Correction appended, June 4, 2016
The Department of Veterans Affairs has quietly proposed lifting a ban on sex reassignment surgery that has been in place since the early 1990s, in what would be a major shift in its coverage of medical treatment for transgender veterans.
The V.A. is considering a regulatory change that would follow in the footsteps of a similar change Medicare made in 2014, and would align the V.A. with the latest research on treatment options for transgender people, which has evolved since the V.A.’s ban was instituted more than two decades ago.
“At that time some of these surgical procedures were not as well developed as they are now,” says Jillian Shipherd, a co-director of the V.A.’s LGBT health care program. “The science about what the international standards of care are was very different from where we are today.”
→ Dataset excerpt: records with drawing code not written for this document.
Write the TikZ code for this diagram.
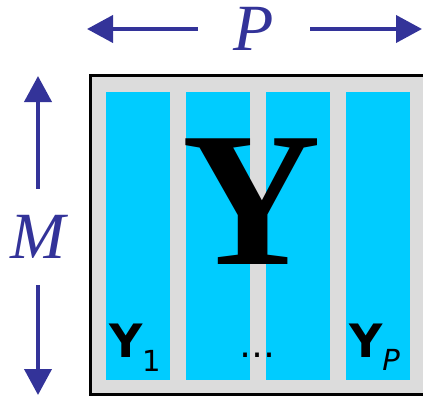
\documentclass[tikz,border=0pt]{standalone}
\usepackage{fontspec}
\setmainfont{Liberation Serif}
\newfontfamily\labelfont{DejaVu Sans}
\usetikzlibrary{arrows.meta,positioning}
\definecolor{mxblue}{RGB}{51,51,153}
\definecolor{mxcyan}{RGB}{0,204,255}
\definecolor{mxgray}{RGB}{220,220,220}

\begin{document}
\begin{tikzpicture}[
    x=1pt,y=-1pt,
    colbox/.style={fill=mxcyan,inner sep=0pt,minimum width=64pt,minimum height=288pt},
    dimlabel/.style={text=mxblue,inner sep=0pt,font=\fontsize{66}{66}\selectfont\itshape},
    dimarrow/.style={-{Triangle[length=26pt,width=27pt]},line width=4pt,mxblue},
    sublabel/.style={anchor=base west,inner sep=0pt,font=\fontsize{46}{46}\selectfont\labelfont\bfseries}
  ]
  \useasboundingbox (0,0) rectangle (423,396);
  \filldraw[fill=mxgray,draw=black,line width=3pt] (90,75.5) rectangle (426,394.5);
  \foreach \i in {1,...,4}
    \node[colbox] (col\i) at ({138+80*(\i-1)},236) {};
  \node[inner sep=0pt,font=\fontsize{192}{192}\selectfont\bfseries] (ybig) at (251.5,201.5) {Y};
  \node[sublabel] (y1) at ([shift={(3,-22.5)}]col1.south west) {Y\raisebox{-14pt}{\fontsize{29}{29}\selectfont\mdseries 1}};
  \node[sublabel] (yp) at ([shift={(3,-22.5)}]col4.south west) {Y\raisebox{-13pt}{\fontsize{29}{29}\selectfont\mdseries\itshape P}};
  \node[inner sep=0pt,anchor=base,font=\fontsize{36}{36}\selectfont\labelfont] (dots) at (257.5,357.5) {…};
  \node[dimlabel,minimum width=112pt] (plbl) at (254,29) {P};
  \coordinate (pleft) at (87,29);
  \coordinate (pright) at (422,29);
  \draw[dimarrow] (plbl.west) -- (pleft);
  \draw[dimarrow] (plbl.east) -- (pright);
  \node[dimlabel,minimum height=96pt] (mlbl) at (38,237) {M};
  \coordinate (mtop) at (38,76);
  \coordinate (mbot) at (38,395);
  \draw[dimarrow] (mlbl.north) -- (mtop);
  \draw[dimarrow] (mlbl.south) -- (mbot);
\end{tikzpicture}
\end{document}
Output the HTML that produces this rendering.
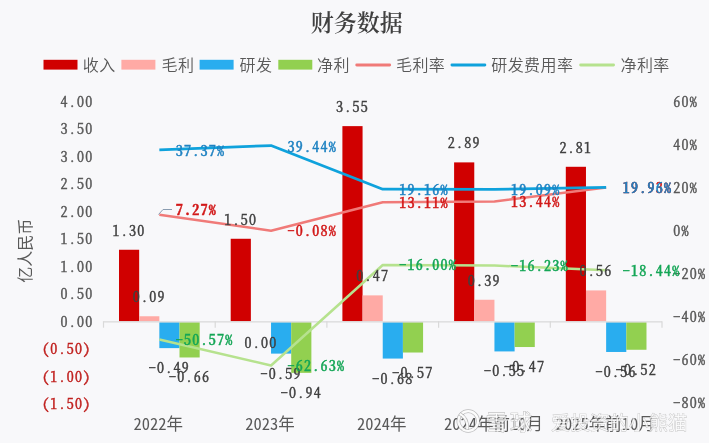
<!DOCTYPE html><html><head><meta charset="utf-8"><style>html,body{margin:0;padding:0;background:#F8F8FA;}svg{display:block}.n{font-family:"Noto Serif CJK SC",serif;font-feature-settings:"hwid";font-size:14px;letter-spacing:1.25px;stroke-width:0.45px;paint-order:stroke}.nb{font-weight:500}.nbb{font-weight:700}.c{font-family:"Noto Sans CJK SC",sans-serif;font-feature-settings:"hwid";font-size:16.5px}</style></head><body>
<svg width="709" height="443" viewBox="0 0 709 443">
<rect width="709" height="443" fill="#F8F8FA"/>
<text x="356.8" y="31" text-anchor="middle" font-family="'Noto Serif CJK SC', serif" font-weight="600" font-size="23" fill="#404040">财务数据</text>
<rect x="43.5" y="59.8" width="34" height="9.8" fill="#D00000"/>
<text x="82.8" y="71" font-family="'Liberation Sans', 'Noto Sans CJK SC', sans-serif" font-size="16" font-weight="350" letter-spacing="0.4" fill="#595959">收入</text>
<rect x="121.4" y="59.8" width="34" height="9.8" fill="#FFAAA5"/>
<text x="161.5" y="71" font-family="'Liberation Sans', 'Noto Sans CJK SC', sans-serif" font-size="16" font-weight="350" letter-spacing="0.4" fill="#595959">毛利</text>
<rect x="199.6" y="59.8" width="34" height="9.8" fill="#29ADEF"/>
<text x="239.5" y="71" font-family="'Liberation Sans', 'Noto Sans CJK SC', sans-serif" font-size="16" font-weight="350" letter-spacing="0.4" fill="#595959">研发</text>
<rect x="278.3" y="59.8" width="34" height="9.8" fill="#92D050"/>
<text x="317" y="71" font-family="'Liberation Sans', 'Noto Sans CJK SC', sans-serif" font-size="16" font-weight="350" letter-spacing="0.4" fill="#595959">净利</text>
<rect x="355.3" y="63.6" width="35.8" height="2.8" rx="1.4" fill="#F07A78"/>
<text x="396" y="71" font-family="'Liberation Sans', 'Noto Sans CJK SC', sans-serif" font-size="16" font-weight="350" letter-spacing="0.4" fill="#595959">毛利率</text>
<rect x="450.5" y="63.6" width="35.8" height="2.8" rx="1.4" fill="#0FA2DC"/>
<text x="491.3" y="71" font-family="'Liberation Sans', 'Noto Sans CJK SC', sans-serif" font-size="16" font-weight="350" letter-spacing="0.4" fill="#595959">研发费用率</text>
<rect x="579.2" y="63.6" width="35.8" height="2.8" rx="1.4" fill="#B6E28E"/>
<text x="620.5" y="71" font-family="'Liberation Sans', 'Noto Sans CJK SC', sans-serif" font-size="16" font-weight="350" letter-spacing="0.4" fill="#595959">净利率</text>
<text x="93.5" y="106.9" text-anchor="end" class="n" fill="#595959" stroke="#595959">4.00</text>
<text x="93.5" y="134.4" text-anchor="end" class="n" fill="#595959" stroke="#595959">3.50</text>
<text x="93.5" y="161.8" text-anchor="end" class="n" fill="#595959" stroke="#595959">3.00</text>
<text x="93.5" y="189.3" text-anchor="end" class="n" fill="#595959" stroke="#595959">2.50</text>
<text x="93.5" y="216.8" text-anchor="end" class="n" fill="#595959" stroke="#595959">2.00</text>
<text x="93.5" y="244.3" text-anchor="end" class="n" fill="#595959" stroke="#595959">1.50</text>
<text x="93.5" y="271.8" text-anchor="end" class="n" fill="#595959" stroke="#595959">1.00</text>
<text x="93.5" y="299.2" text-anchor="end" class="n" fill="#595959" stroke="#595959">0.50</text>
<text x="93.5" y="326.7" text-anchor="end" class="n" fill="#595959" stroke="#595959">0.00</text>
<text x="91.5" y="354.2" text-anchor="end" class="n" fill="#C0201E" stroke="#C0201E">(0.50)</text>
<text x="91.5" y="381.6" text-anchor="end" class="n" fill="#C0201E" stroke="#C0201E">(1.00)</text>
<text x="91.5" y="409.1" text-anchor="end" class="n" fill="#C0201E" stroke="#C0201E">(1.50)</text>
<text x="673.3" y="106.7" class="n" fill="#595959" stroke="#595959">60%</text>
<text x="673.3" y="149.8" class="n" fill="#595959" stroke="#595959">40%</text>
<text x="673.3" y="192.9" class="n" fill="#595959" stroke="#595959">20%</text>
<text x="673.3" y="236.0" class="n" fill="#595959" stroke="#595959">0%</text>
<text x="673.3" y="279.1" class="n" fill="#595959" stroke="#595959">-20%</text>
<text x="673.3" y="322.2" class="n" fill="#595959" stroke="#595959">-40%</text>
<text x="673.3" y="365.3" class="n" fill="#595959" stroke="#595959">-60%</text>
<text x="673.3" y="408.4" class="n" fill="#595959" stroke="#595959">-80%</text>
<text x="0" y="0" transform="translate(30.8,250.8) rotate(-90)" text-anchor="middle" font-family="'Liberation Sans', 'Noto Sans CJK SC', sans-serif" font-size="16" fill="#595959">亿人民币</text>
<rect x="119.00" y="249.76" width="20.17" height="71.44" fill="#D00000"/>
<rect x="139.17" y="316.25" width="20.17" height="4.95" fill="#FFAAA5"/>
<rect x="159.34" y="322.20" width="20.17" height="25.93" fill="#29ADEF"/>
<rect x="179.51" y="322.20" width="20.17" height="35.27" fill="#92D050"/>
<rect x="230.70" y="238.77" width="20.17" height="82.43" fill="#D00000"/>
<rect x="271.04" y="322.20" width="20.17" height="31.42" fill="#29ADEF"/>
<rect x="291.21" y="322.20" width="20.17" height="50.65" fill="#92D050"/>
<rect x="342.40" y="126.13" width="20.17" height="195.07" fill="#D00000"/>
<rect x="362.57" y="295.37" width="20.17" height="25.83" fill="#FFAAA5"/>
<rect x="382.74" y="322.20" width="20.17" height="36.37" fill="#29ADEF"/>
<rect x="402.91" y="322.20" width="20.17" height="30.32" fill="#92D050"/>
<rect x="454.10" y="162.39" width="20.17" height="158.81" fill="#D00000"/>
<rect x="474.27" y="299.77" width="20.17" height="21.43" fill="#FFAAA5"/>
<rect x="494.44" y="322.20" width="20.17" height="29.22" fill="#29ADEF"/>
<rect x="514.61" y="322.20" width="20.17" height="24.83" fill="#92D050"/>
<rect x="565.80" y="166.79" width="20.17" height="154.41" fill="#D00000"/>
<rect x="585.97" y="290.43" width="20.17" height="30.77" fill="#FFAAA5"/>
<rect x="606.14" y="322.20" width="20.17" height="29.77" fill="#29ADEF"/>
<rect x="626.31" y="322.20" width="20.17" height="27.57" fill="#92D050"/>
<line x1="103.5" y1="321.8" x2="662.0" y2="321.8" stroke="#D9D9D9" stroke-width="1.2"/>
<line x1="103.50" y1="321.2" x2="103.50" y2="327.7" stroke="#D9D9D9" stroke-width="1.2"/>
<line x1="215.20" y1="321.2" x2="215.20" y2="327.7" stroke="#D9D9D9" stroke-width="1.2"/>
<line x1="326.90" y1="321.2" x2="326.90" y2="327.7" stroke="#D9D9D9" stroke-width="1.2"/>
<line x1="438.60" y1="321.2" x2="438.60" y2="327.7" stroke="#D9D9D9" stroke-width="1.2"/>
<line x1="550.30" y1="321.2" x2="550.30" y2="327.7" stroke="#D9D9D9" stroke-width="1.2"/>
<line x1="662.00" y1="321.2" x2="662.00" y2="327.7" stroke="#D9D9D9" stroke-width="1.2"/>
<polyline points="159.35,339.48 271.05,365.47 382.75,264.98 494.45,265.48 606.15,270.24" fill="none" stroke="#B6E28E" stroke-width="2.5" stroke-linejoin="round"/>
<polyline points="159.35,214.83 271.05,230.67 382.75,202.25 494.45,201.54 606.15,187.55" fill="none" stroke="#F07A78" stroke-width="2.5" stroke-linejoin="round"/>
<polyline points="159.35,149.97 271.05,145.51 382.75,189.21 494.45,189.36 606.15,187.49" fill="none" stroke="#0FA2DC" stroke-width="2.75" stroke-linejoin="round"/>
<polyline points="158.5,214.5 163,209.5 172,209.5" fill="none" stroke="#8A9CB0" stroke-width="1"/>
<text x="129.09" y="235.76" text-anchor="middle" class="n" fill="#404040" stroke="#404040">1.30</text>
<text x="149.26" y="302.25" text-anchor="middle" class="n" fill="#404040" stroke="#404040">0.09</text>
<text x="169.43" y="373.13" text-anchor="middle" class="n" fill="#404040" stroke="#404040">-0.49</text>
<text x="189.59" y="382.47" text-anchor="middle" class="n" fill="#404040" stroke="#404040">-0.66</text>
<text x="240.78" y="224.77" text-anchor="middle" class="n" fill="#404040" stroke="#404040">1.50</text>
<text x="260.95" y="348.20" text-anchor="middle" class="n" fill="#404040" stroke="#404040">0.00</text>
<text x="281.12" y="378.62" text-anchor="middle" class="n" fill="#404040" stroke="#404040">-0.59</text>
<text x="301.29" y="397.85" text-anchor="middle" class="n" fill="#404040" stroke="#404040">-0.94</text>
<text x="352.48" y="112.13" text-anchor="middle" class="n" fill="#404040" stroke="#404040">3.55</text>
<text x="372.65" y="281.37" text-anchor="middle" class="n" fill="#404040" stroke="#404040">0.47</text>
<text x="392.82" y="383.57" text-anchor="middle" class="n" fill="#404040" stroke="#404040">-0.68</text>
<text x="412.99" y="377.52" text-anchor="middle" class="n" fill="#404040" stroke="#404040">-0.57</text>
<text x="464.19" y="148.39" text-anchor="middle" class="n" fill="#404040" stroke="#404040">2.89</text>
<text x="484.36" y="285.77" text-anchor="middle" class="n" fill="#404040" stroke="#404040">0.39</text>
<text x="504.53" y="376.42" text-anchor="middle" class="n" fill="#404040" stroke="#404040">-0.55</text>
<text x="524.70" y="372.03" text-anchor="middle" class="n" fill="#404040" stroke="#404040">-0.47</text>
<text x="575.88" y="152.79" text-anchor="middle" class="n" fill="#404040" stroke="#404040">2.81</text>
<text x="596.05" y="276.43" text-anchor="middle" class="n" fill="#404040" stroke="#404040">0.56</text>
<text x="616.23" y="376.97" text-anchor="middle" class="n" fill="#404040" stroke="#404040">-0.56</text>
<text x="636.39" y="374.77" text-anchor="middle" class="n" fill="#404040" stroke="#404040">-0.52</text>
<text x="175.85" y="215.00" text-anchor="start" class="n nbb" fill="#D21818" stroke="#D21818">7.27%</text>
<text x="287.55" y="236.17" text-anchor="start" class="n nb" fill="#D21818" stroke="#D21818">-0.08%</text>
<text x="399.25" y="207.75" text-anchor="start" class="n nb" fill="#D21818" stroke="#D21818">13.11%</text>
<text x="510.95" y="207.04" text-anchor="start" class="n nb" fill="#D21818" stroke="#D21818">13.44%</text>
<text x="622.65" y="193.05" text-anchor="start" class="n nb" fill="#D21818" stroke="#D21818">19.93%</text>
<text x="175.85" y="155.97" text-anchor="start" class="n nb" fill="#1E82C2" stroke="#1E82C2">37.37%</text>
<text x="287.55" y="151.51" text-anchor="start" class="n nb" fill="#1E82C2" stroke="#1E82C2">39.44%</text>
<text x="399.25" y="195.21" text-anchor="start" class="n nb" fill="#1E82C2" stroke="#1E82C2">19.16%</text>
<text x="510.95" y="195.36" text-anchor="start" class="n nb" fill="#1E82C2" stroke="#1E82C2">19.09%</text>
<text x="622.65" y="193.49" text-anchor="start" class="n nb" fill="#1E82C2" stroke="#1E82C2">19.96%</text>
<text x="175.85" y="344.98" text-anchor="start" class="n nb" fill="#14A656" stroke="#14A656">-50.57%</text>
<text x="287.55" y="370.97" text-anchor="start" class="n nb" fill="#14A656" stroke="#14A656">-62.63%</text>
<text x="399.25" y="270.48" text-anchor="start" class="n nb" fill="#14A656" stroke="#14A656">-16.00%</text>
<text x="510.95" y="270.98" text-anchor="start" class="n nb" fill="#14A656" stroke="#14A656">-16.23%</text>
<text x="622.65" y="275.74" text-anchor="start" class="n nb" fill="#14A656" stroke="#14A656">-18.44%</text>
<text x="158.35" y="430" text-anchor="middle" class="c" fill="#595959">2022年</text>
<text x="270.05" y="430" text-anchor="middle" class="c" fill="#595959">2023年</text>
<text x="381.75" y="430" text-anchor="middle" class="c" fill="#595959">2024年</text>
<text x="493.45" y="430" text-anchor="middle" class="c" fill="#595959">2024年前10月</text>
<text x="605.15" y="430" text-anchor="middle" class="c" fill="#595959">2025年前10月</text>
<g>
<circle cx="468.2" cy="421" r="9.8" fill="none" stroke="#808080" stroke-width="3.8" opacity="0.5"/>
<circle cx="468.2" cy="421" r="9.8" fill="none" stroke="#ffffff" stroke-width="2.3" opacity="0.95"/>
<path d="M459.8 413.8 Q468.5 418.5 467.2 429.5" fill="none" stroke="#808080" stroke-width="3.6" opacity="0.45"/>
<path d="M459.8 413.8 Q468.5 418.5 467.2 429.5" fill="none" stroke="#ffffff" stroke-width="2.1" opacity="0.95"/>
<text x="485.5" y="429.5" letter-spacing="2.5" font-family="'Liberation Sans', 'Noto Sans CJK SC', sans-serif" font-size="22" fill="#ffffff" fill-opacity="0.75" stroke="#777" stroke-opacity="0.55" stroke-width="0.7" paint-order="stroke">雪球</text>
<text x="551" y="429.5" font-family="'Liberation Sans', 'Noto Sans CJK SC', sans-serif" font-size="19.5" fill="#ffffff" fill-opacity="0.75" stroke="#888" stroke-opacity="0.5" stroke-width="0.7" paint-order="stroke">爱投资的小熊猫</text>
</g>
</svg></body></html>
V.A. officials have notified the Office of Management and Budget that they intend to use the rule-making process as a way to allow surgery. The V.A. has been working on the change since 2014. They discussed it for the first time in response to a TIME request, in the wake of a petition last month by two transgender veterans seeking to have the ban lifted.
Though not all transgender people need or desire surgery, many seek such procedures to help cope with gender dysphoria, the official diagnosis for individuals who experience “a marked difference between the individual’s expressed/experienced gender and the gender others would assign him or her.” Organizations such as the American Medical Association have in the last decade released statements saying that research supports the effectiveness and “medical necessity” of surgery in such cases.
Medicare made the change after that ban had been on the books for 33 years, in response to a lawsuit filed by a transgender woman who is also a veteran. Decades ago, surgical intervention for transgender people was often considered experimental or cosmetic, but the ruling by a Department of Health and Human Services board found that given advances in research and practice, the exclusion is “not reasonable” anymore.
The rule that would end the ban at the V.A. is expected to be reviewed by the OMB in the coming months. If the language passes muster, the rule will return to the V.A. to continue through the rule-making process, during which time the agency will seek public comment on the matter. A spokesperson says the proposed rule would allow V.A. hospitals to perform sex reassignment surgery or provide it in the community. The review process is expected to take up to 22 months.
“V.A. currently provides the whole universe of care for transgender Veterans, except for transition-related surgeries,” V.A. spokesperson Ndidi Mojay says in a statement to TIME. “However, the rule will remove any barriers to transition-related care (including surgeries) as deemed medically necessary by the Veteran’s treatment team.”
The V.A.’s Shipherd says that because the department does not regularly collect data on patients’ gender identity, officials can’t be sure of how many veterans might seek such treatment, though the V.A. released data in 2014 showing that the agency had treated at least 2,500 transgender veterans the previous year.
In 2011, the V.A. released a directive regarding care for transgender veterans that advocates hailed as a landmark decision. Renewed in 2013, it expresses that staff must provide transition-related care “without discrimination.”
Echoing statements from other Obama Administration officials who have been articulating transgender-inclusive stances in recent months, Shipherd says that the move is about the respectful treatment of transgender people. “We really do respect veterans’ self-identified gender identity,” Shipherd says, “and [the Veterans Health Administration] is a safe haven.”
Correction: The original version of this story misstated the status of the V.A.’s potential rule on sex-reassignment surgery. The V.A. has told the OMB that it intends to use the rule-making process as a way to allow surgery.